その後、講談社さんは発行年と発行月を背表紙シールに記載するようになりました。重版したかどうかまでは やはりわからないんですが。
スリップレス化の波
講談社さんばかりやり玉にあげてすみません(^^;
さすがにフィルムパック化まではされませんが、各社ともスリップをどんどん廃止しています。
こうなると売り上げをスリップ頼みにすることはできなくなりました。
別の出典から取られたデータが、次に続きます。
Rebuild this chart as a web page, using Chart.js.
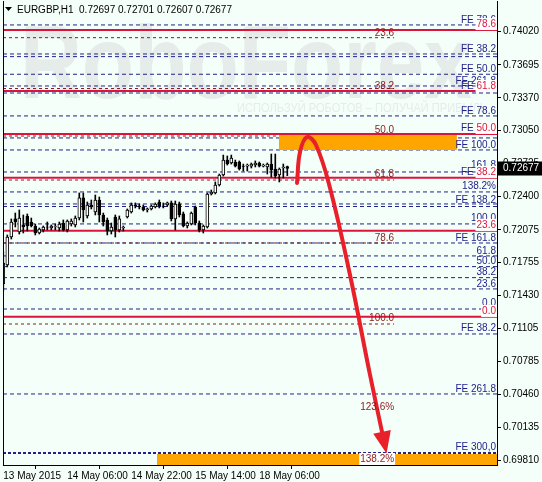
<!DOCTYPE html>
<html>
<head>
<meta charset="utf-8">
<script src="https://cdn.jsdelivr.net/npm/chart.js@4.4.1/dist/chart.umd.min.js"></script>
<style>
  html, body { margin: 0; padding: 0; background: #f5fffa; }
  canvas { display: block; }
</style>
</head>
<body>
<canvas id="chart" width="542" height="482"></canvas>
<script>
// EURGBP H1 candles, oldest first (one bar per hour)
const opens  = [0.71544,0.71730,0.72005,0.72182,0.72054,0.72123,0.72211,0.72152,0.72113,0.72044,0.72074,0.72103,0.72093,0.72103,0.72093,0.72142,0.72074,0.72132,0.72123,0.72191,0.72388,0.72211,0.72319,0.72250,0.72368,0.72221,0.72172,0.72064,0.72201,0.72074,0.72093,0.72201,0.72250,0.72319,0.72309,0.72299,0.72270,0.72280,0.72299,0.72348,0.72309,0.72319,0.72339,0.72182,0.72329,0.72231,0.72113,0.72132,0.72299,0.72142,0.72074,0.72103,0.72427,0.72437,0.72515,0.72613,0.72760,0.72731,0.72741,0.72741,0.72701,0.72701,0.72701,0.72711,0.72731,0.72701,0.72692,0.72721,0.72672,0.72613,0.72682,0.72697];
const highs  = [0.71858,0.72025,0.72182,0.72240,0.72270,0.72221,0.72231,0.72191,0.72132,0.72093,0.72113,0.72152,0.72123,0.72132,0.72152,0.72172,0.72172,0.72182,0.72211,0.72437,0.72437,0.72348,0.72368,0.72417,0.72397,0.72240,0.72191,0.72142,0.72221,0.72211,0.72113,0.72280,0.72339,0.72339,0.72329,0.72319,0.72290,0.72319,0.72339,0.72368,0.72339,0.72348,0.72358,0.72358,0.72348,0.72250,0.72152,0.72250,0.72309,0.72162,0.72123,0.72437,0.72466,0.72545,0.72623,0.72809,0.72800,0.72809,0.72760,0.72751,0.72721,0.72721,0.72731,0.72751,0.72741,0.72721,0.72731,0.72819,0.72819,0.72682,0.72721,0.72701];
const lows   = [0.71475,0.71711,0.71985,0.72103,0.72034,0.72044,0.72064,0.72103,0.72025,0.72034,0.72054,0.72074,0.72074,0.72074,0.72064,0.72064,0.72054,0.72113,0.72103,0.72172,0.72152,0.72191,0.72280,0.72221,0.72152,0.72113,0.72025,0.72034,0.72005,0.72054,0.72064,0.72191,0.72240,0.72290,0.72280,0.72260,0.72250,0.72270,0.72290,0.72290,0.72290,0.72309,0.72162,0.72074,0.72201,0.72103,0.72093,0.72123,0.72123,0.72054,0.72044,0.72093,0.72417,0.72427,0.72505,0.72603,0.72711,0.72721,0.72692,0.72662,0.72652,0.72652,0.72682,0.72692,0.72692,0.72692,0.72623,0.72593,0.72584,0.72545,0.72584,0.72607];
const closes = [0.71750,0.72005,0.72152,0.72152,0.72191,0.72103,0.72113,0.72113,0.72044,0.72083,0.72103,0.72100,0.72113,0.72106,0.72132,0.72074,0.72162,0.72162,0.72191,0.72388,0.72270,0.72319,0.72299,0.72368,0.72221,0.72152,0.72064,0.72103,0.72074,0.72182,0.72103,0.72270,0.72319,0.72309,0.72299,0.72270,0.72280,0.72309,0.72329,0.72309,0.72305,0.72339,0.72182,0.72329,0.72221,0.72113,0.72142,0.72240,0.72142,0.72074,0.72113,0.72427,0.72446,0.72515,0.72613,0.72760,0.72721,0.72780,0.72701,0.72672,0.72697,0.72711,0.72721,0.72731,0.72701,0.72711,0.72721,0.72662,0.72603,0.72672,0.72692,0.72677];

const timeTicks  = [0, 16, 32, 48, 64];
const timeLabels = ['13 May 2015', '14 May 06:00', '14 May 22:00', '15 May 14:00', '18 May 06:00'];
const priceTicks = [0.74020, 0.73695, 0.73370, 0.73050, 0.72725, 0.72400, 0.72075, 0.71755, 0.71430, 0.71105, 0.70785, 0.70460, 0.70135, 0.69810];
const lastPrice = 0.72677;

// Fibo retracement (red solid lines)
const fiboLevels = [0.74037, 0.73438, 0.73016, 0.72587, 0.72067, 0.71223];
// second retracement (dark red dotted, ends at bar 97.7)
const retrLevels = [0.73961, 0.73462, 0.72996, 0.72564, 0.71946, 0.71151];
// Fibo expansion levels (blue dashed)
const expLevels = [0.74086, 0.73801, 0.73775, 0.73602, 0.73487, 0.73418, 0.73193, 0.72977, 0.72859, 0.72643, 0.72447, 0.72329, 0.72304, 0.72133, 0.71946, 0.71819, 0.71714, 0.71606, 0.71495, 0.71298, 0.71053, 0.70464];
const fe300 = 0.69885;

// level captions
const blueTexts = ['FE 78.6','FE 38.2','FE 50.0','FE 261.8','FE 61.8','FE 78.6','FE 50.0','FE 100.0','161.8','FE 38.2','138.2%','FE 138.2','100.0','FE 161.8','61.8','50.0','38.2','23.6','0.0','FE 38.2','FE 261.8','FE 300,0'];
const blueTextAt = [0.74135,0.73850,0.73654,0.73536,0.73487,0.73242,0.73075,0.72908,0.72712,0.72643,0.72506,0.72368,0.72192,0.71995,0.71868,0.71770,0.71662,0.71544,0.71357,0.71112,0.70513,0.69944];
const redTexts = ['78.6','61.8','50.0','38.2','23.6','0.0'];
const redTextAt = [0.74095,0.73487,0.73075,0.72643,0.72123,0.71279];
const maroonTexts = ['23.6','38.2','50.0','61.8','78.6','100.0','123.6%','138.2%'];
const maroonTextAt = [0.74007,0.73487,0.73055,0.72623,0.71995,0.71210,0.70337,0.69826];

// target zones (orange)
const zoneFrom = [68.9, 38.4];
const zoneTo = [113.4, 123.425];
const zoneTop = [0.73016, 0.69875];
const zoneBottom = [0.72859, 0.69767];

// forecast arrow
const arrowX = [73.43, 74.18, 75.93, 78.18, 81.68, 86.68, 91.68, 94.68];
const arrowY = [0.72535, 0.72839, 0.72986, 0.72908, 0.72486, 0.71632, 0.70651, 0.70092];

const X_MIN = -0.075, X_MAX = 123.425, RETR_END = 97.7;
const BLUE = '#22228a', RED = '#dc143c', MAROON = '#8b1a1a', ORANGE = '#ffa500';

Chart.defaults.font.family = '"Liberation Sans", Arial, sans-serif';
Chart.defaults.font.size = 10;
Chart.defaults.color = '#000';

const hLine = (v, from, to, color, width, dash, order) => ({
  type: 'line',
  data: [{ x: from, y: v }, { x: to, y: v }],
  borderColor: color,
  borderWidth: width,
  borderDash: dash,
  pointRadius: 0,
  order: order
});

const datasets = [];
expLevels.forEach(v => datasets.push(hLine(v, X_MIN, X_MAX, BLUE, 1, [4, 3], 60)));
datasets.push(hLine(fe300, X_MIN, X_MAX, BLUE, 2, [3, 2], 60));
retrLevels.forEach(v => datasets.push(hLine(v, X_MIN, RETR_END, MAROON, 1, [3, 3], 55)));
zoneFrom.forEach((f, i) => datasets.push({
  type: 'line',
  data: [{ x: f, y: zoneTop[i] }, { x: zoneTo[i], y: zoneTop[i] }],
  borderWidth: 0,
  pointRadius: 0,
  backgroundColor: ORANGE,
  fill: { value: zoneBottom[i] },
  order: 40
}));
fiboLevels.forEach(v => datasets.push(hLine(v, X_MIN, X_MAX, RED, 2, [], 30)));

// wicks then bodies
datasets.push({
  type: 'bar',
  data: highs.map((h, i) => ({ x: i, y: [lows[i], h] })),
  backgroundColor: '#000',
  barThickness: 1,
  grouped: false,
  order: 20
});
datasets.push({
  type: 'bar',
  data: opens.map((o, i) => ({ x: i, y: [o, closes[i]] })),
  backgroundColor: ctx => closes[ctx.dataIndex] >= opens[ctx.dataIndex] ? '#fff' : '#000',
  borderColor: '#000',
  borderWidth: 1,
  borderSkipped: false,
  barThickness: 3,
  grouped: false,
  order: 10
});
datasets.push({
  type: 'line',
  data: arrowX.map((x, i) => ({ x: x, y: arrowY[i] })),
  borderColor: '#e8202a',
  borderWidth: 4,
  tension: 0.4,
  pointRadius: 0,
  borderCapStyle: 'round',
  order: 5
});

const overlay = {
  id: 'overlay',
  beforeDatasetsDraw(chart) {
    const { ctx } = chart;
    ctx.save();
    ctx.fillStyle = '#e5ecea';
    ctx.font = 'bold 104px "Liberation Sans", Arial, sans-serif';
    ctx.textBaseline = 'alphabetic';
    ctx.fillText('RoboForex', 20, 98, 452);
    ctx.font = '13px "Liberation Sans", Arial, sans-serif';
    ctx.fillText('ИСПОЛЬЗУЙ РОБОТОВ – ПОЛУЧАЙ ПРИБЫЛЬ', 237, 112, 250);
    ctx.restore();
  },
  afterDatasetsDraw(chart) {
    const { ctx, chartArea, scales } = chart;
    const y = scales.y;
    ctx.save();
    // arrow head
    const meta = chart.getDatasetMeta(chart.data.datasets.length - 1);
    const pts = meta.data;
    const a = pts[pts.length - 1], b = pts[pts.length - 2];
    const ang = Math.atan2(a.y - b.y, a.x - b.x);
    const len = 22, hw = 9;
    ctx.fillStyle = '#e8202a';
    ctx.beginPath();
    ctx.moveTo(a.x + Math.cos(ang) * len, a.y + Math.sin(ang) * len);
    ctx.lineTo(a.x + Math.cos(ang + Math.PI / 2) * hw, a.y + Math.sin(ang + Math.PI / 2) * hw);
    ctx.lineTo(a.x - Math.cos(ang + Math.PI / 2) * hw, a.y - Math.sin(ang + Math.PI / 2) * hw);
    ctx.closePath();
    ctx.fill();

    // left frame line
    ctx.strokeStyle = '#000';
    ctx.lineWidth = 1;
    ctx.beginPath();
    ctx.moveTo(chartArea.left + 0.5, chartArea.top);
    ctx.lineTo(chartArea.left + 0.5, chartArea.bottom);
    ctx.stroke();

    // captions
    ctx.font = '10px "Liberation Sans", Arial, sans-serif';
    ctx.textAlign = 'right';
    ctx.textBaseline = 'middle';
    const put = (text, x, py, color, bg) => {
      if (bg) {
        const w = ctx.measureText(text).width;
        ctx.fillStyle = bg;
        ctx.fillRect(x - w - 1, py - 6, w + 2, 12);
      }
      ctx.fillStyle = color;
      ctx.fillText(text, x, py);
    };
    const right = chartArea.right - 1;
    const mid = scales.x.getPixelForValue(RETR_END);
    blueTexts.forEach((t, i) => put(t, right, y.getPixelForValue(blueTextAt[i]), BLUE));
    redTexts.forEach((t, i) => put(t, right, y.getPixelForValue(redTextAt[i]), RED, '#fff'));
    maroonTexts.forEach((t, i) => put(t, mid, y.getPixelForValue(maroonTextAt[i]), MAROON, i === maroonTexts.length - 1 ? '#fff' : null));

    // header
    ctx.textAlign = 'left';
    ctx.fillStyle = '#000';
    ctx.beginPath();
    ctx.moveTo(5, 7); ctx.lineTo(12, 7); ctx.lineTo(8.5, 11);
    ctx.closePath();
    ctx.fill();
    ctx.fillText('EURGBP,H1  0.72697 0.72701 0.72607 0.72677', 17, 10);
    ctx.restore();
  },
  afterDraw(chart) {
    const { ctx, chartArea, scales } = chart;
    const py = scales.y.getPixelForValue(lastPrice);
    ctx.save();
    ctx.fillStyle = '#000';
    ctx.fillRect(chartArea.right + 1, py - 7, 44, 14);
    ctx.fillStyle = '#fff';
    ctx.font = '10px "Liberation Sans", Arial, sans-serif';
    ctx.textBaseline = 'middle';
    ctx.fillText(lastPrice.toFixed(5), chartArea.right + 6, py);
    ctx.restore();
  }
};

new Chart(document.getElementById('chart'), {
  type: 'bar',
  data: { datasets },
  options: {
    responsive: false,
    animation: false,
    layout: { padding: { left: 3, top: 1, right: 0, bottom: 0 } },
    plugins: { legend: { display: false }, tooltip: { enabled: false } },
    scales: {
      x: {
        type: 'linear',
        min: X_MIN,
        max: X_MAX,
        offset: false,
        afterBuildTicks: s => { s.ticks = timeTicks.map(v => ({ value: v })); },
        afterFit: s => { s.height = 17; s.paddingLeft = 0; s.paddingRight = 0; },
        ticks: {
          autoSkip: false,
          maxRotation: 0,
          align: 'start',
          padding: 1,
          callback: v => timeLabels[timeTicks.indexOf(v)]
        },
        grid: { drawOnChartArea: false, tickLength: 4, color: '#000' },
        border: { color: '#000' }
      },
      y: {
        position: 'right',
        min: 0.69767,
        max: 0.74321,
        afterBuildTicks: s => { s.ticks = priceTicks.map(v => ({ value: v })); },
        afterFit: s => { s.width = 45; s.paddingTop = 0; s.paddingBottom = 0; },
        ticks: { padding: 2, callback: v => v.toFixed(5) },
        grid: { drawOnChartArea: false, tickLength: 4, color: '#000' },
        border: { color: '#000' }
      }
    }
  },
  plugins: [overlay]
});
</script>
</body>
</html>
でないとスリップレスの版元の本は売れていなかったことになる。
当然POSシステムが相当流通していると各社判断し、スリップでの発注も少数派となったことを受けての流れだと考えられます。
自動発注というシステムが各書店で機能していると思います。1冊売れたら同じ本が1冊取次から自動的に入荷するシステムです。このおかげで”画一的な棚”は担保されるというわけです。
そこを踏まえた上で、あなたのお店の立地と客層と日々の潮流を考えて、追加で発注をする、仕掛けていくというのが本当の書店員の仕事でもあります。
書籍発注の未来
今後ますます書籍の発注はネット上でのやり取りに終始すると思われます。FAXという紙要素も縮小していくでしょう。
入荷した書籍たちを棚に並べたら後はパソコンに張り付いて、売り上げ確認をしたり、発注したり。そんな本屋さんばかりになったら、そりゃ衰退します。
棚は触ってなんぼなのです。ずり上がった本のカバーと帯を定位置に戻し、スリップがゆがんでいたら直し、本の上部のホコリをとり、棚のホコリもササっとして、本を並べ直す。
私も日々多忙で、追加発注しなきゃとか接客対応・電話対応にレジ業務と、本来の棚の仕事がおろそかになりがちです。そんな戒めも込めつつ、今回の記事を書きました。
最後まで読んで頂いて、ありがとうございました。お互いに知識を補充して書店に向かいましょう!!